Research in Intermediate Energy Physics
University Of Virginia Main Campus, Charlottesville VA
Investigators
Abstract
This project addresses certain fundamental aspects of the electroweak and strong interactions that are reflected in meson and nucleon properties and interactions at low/intermediate energies. The research is motivated by the fact that the present comprehensive theory--the Standard Model (SM)--is known to be incomplete; furthermore, the SM becomes unworkable for strong interactions at low energies.
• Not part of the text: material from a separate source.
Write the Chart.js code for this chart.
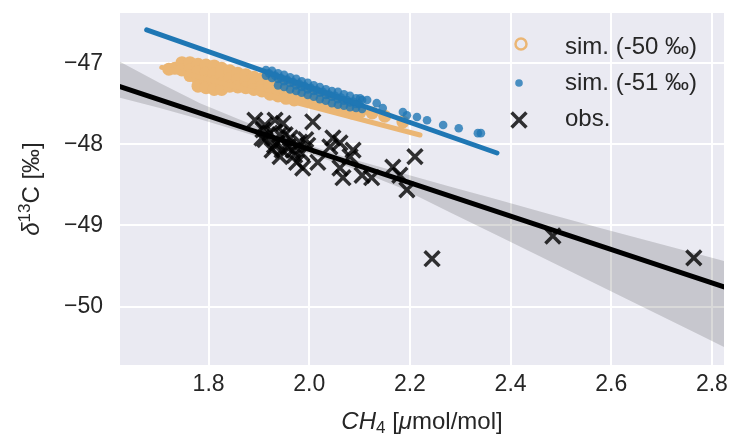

The rare beta decay of the pi-meson (pion), occurring once in about 100 million ordinary pion decays, provides a theoretically clean window to certain allowed extensions of the SM. The PIBETA experiment, mounted at the Paul Scherrer Institute, Switzerland, by an international collaboration of seven institutions led by the University of Virginia (UVa) group, aims to improve the present 4% accuracy of the pion beta decay rate by about a factor of ten in a staged approach, in order to match the theoretical uncertainty and provide new constraints on physics beyond the SM. Measurements that began in 1999 will continue through 2001. PIBETA is the main effort of the present research project. Additional commitments of effort include work on studies of nucleon and meson structure at Stanford (SLAC) and Jefferson Lab (CLAS collaboration). During the past three years this program has resulted in two doctoral degrees at UVa plus three more at collaborating universities stemming from the PIBETA project alone. Four more UVa Ph.D. degrees are expected in the next three to four years. Each year typically one to two undergraduate students are engaged in research on this project, thus gaining practical laboratory experience.